Barka is a 29 year old graduate from the University of the Arts, a self-professed Black Romantic, and a native Londoner. Seeking to document the black experience of London in his latest exhibition, Barka paints his subjects directly onto reclaimed windows and glass doors, discarded as old social housing is made more marketable to private buyers. Through these found materials, Barka frames – in both a figurative and a very physical sense – the black British identity within the context of an increasingly gentrified capital.

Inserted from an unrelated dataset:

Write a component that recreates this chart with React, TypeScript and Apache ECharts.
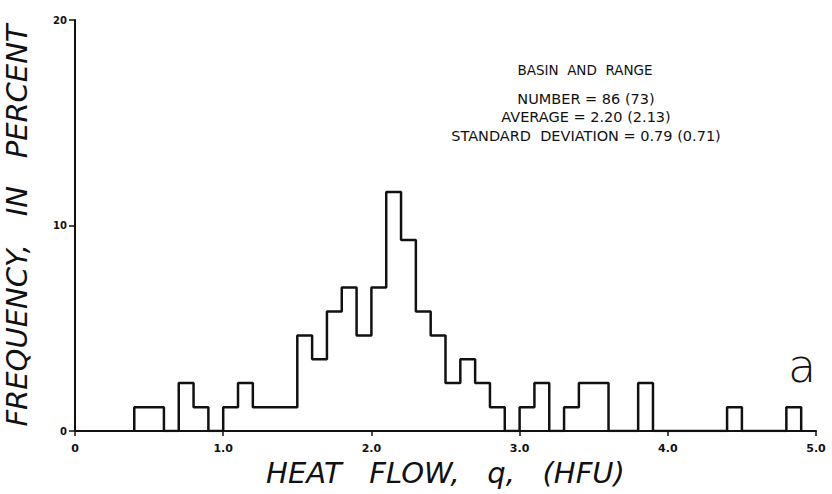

The title of the exhibition, Sugar and Water, refers to the mass migration of people after WWII to the UK from the Caribbean, known for its role in the sugar trade. Wanting to portray both his Jamaican heritage and contemporary British ideals, Barka integrates relics of Afro-Caribbean culture with contemporary fashion and design in his paintings.

unnamed-19 Nag Champa

Though Barka himself does not describe his work as political, he has been repeatedly positioned in the media as a “challenging” artist, perhaps simply because he does not marginalise his black subjects. Instead, the young black Brits in Barka’s work – who, in his words, are “funky, fly, and don’t give a fuck” – stand proudly and unapologetically in the foreground of their own urban landscapes.

Furthermore, Barka’s use of colour and pattern is both culturally-specific and defiant. It is a mark of a community refusing to be hidden and refusing to be displaced. Just as the Notting Hill Carnival emerged in the 1960s as a reaction to the race riots in the area, so Barka has now emerged for the glorification of black British culture in the sallow face of gentrification.

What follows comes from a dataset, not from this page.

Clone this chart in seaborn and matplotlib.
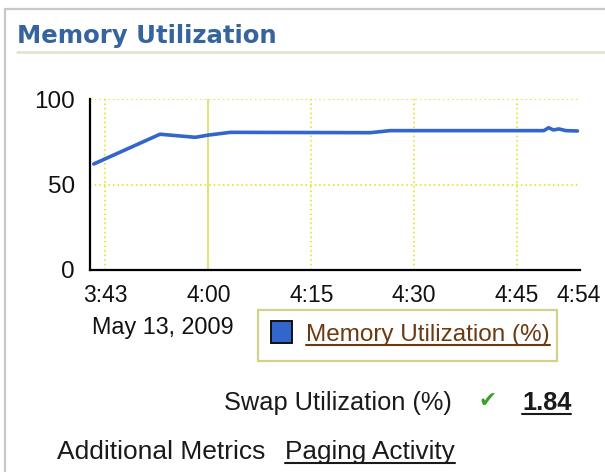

Notably, Barka includes Trellick Tower in one of his paintings, a Brutalist landmark in the Notting Hill area. Brutalism has become increasingly fashionable in recent years, as the call for social housing is ever more relevant. However, ironically Trellick Tower has itself now become somewhat of an emblem of gentrification, as privately-owned flats in the Tower have sold for up to half a million. Barka calls the piece ‘Gold Finger’, playing on the name of the architect, Ernő Goldfinger, to suggest the Midas effect of London’s current regeneration.

tower Serenity Lady Luck

However, Barka also acknowledges his indebtedness to the gentrification process, the debris of which has become his artistic material. In an interview with Widewalls, Barka says, “gentrification has allowed me to access the materials, so in an abundance of material one must simply react, just create, sometimes just because you can.” Barka thus utilises the very thing which threatens his community precisely in order to represent that community: their clothes, their faces, and even their fruit, lemons and limes, which is a common trope throughout his work.

In his paintings at this exhibition, running until the 23rd July at the Serena Morton gallery, Barka, out of the wreckage, with his lemons, with his sugar and water, makes lemonade.